Why doesn't Wim Wenders lighten up? With a likely Oscar in the wings for his Buena Vista Social Club and a new movie -- The Million Dollar Hotel -- starring Mel Gibson coming up, you'd think he'd at least crack a smile in Samira Gloor Fadel's dour, disconnected documentary Berlin-Cinéma.

One reason might be that most of Wenders's comments about the future of his adopted home town and his vocation come from lectures and conversations that took place around the time of his Until the End of the World (1991), when the director's own future wasn't looking too rosy.
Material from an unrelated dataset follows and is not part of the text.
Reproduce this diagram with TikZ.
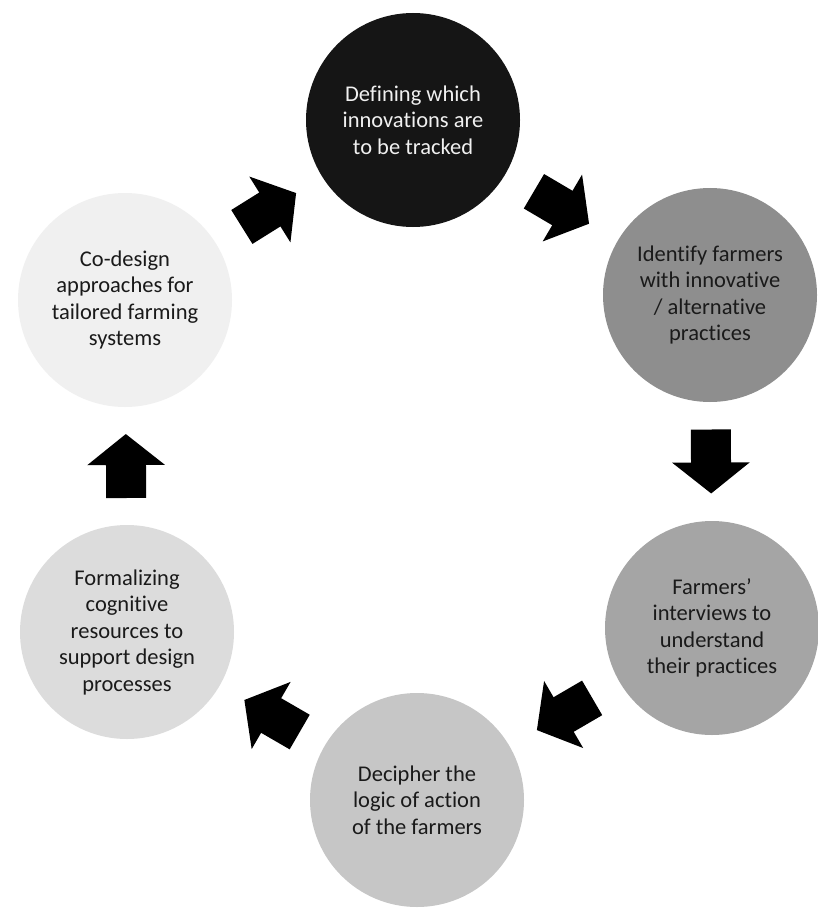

Another might be that Gloor Fadel's earnest farrago -- of black-and-white images of Berlin, film clips from Wenders (most notably the under-production Until the End of the World, which doesn't look any more convincing in this context), Fassbinder, and others, plus gnomic utterances from Jean-Luc Godard as well as Wenders's whimsical droning -- doesn't shed much light on either of the film's title topics. Fitfully eloquent -- the stark image of a bombed-out building with placards naming the former residents far outweighs Gloor Fadel's device of a kid on a bicycle reading excerpts from the writings of Fassbinder, Godard, and Wenders -- this sort of exploration was done better in Wenders's own brilliant Tokyo-ga (1985).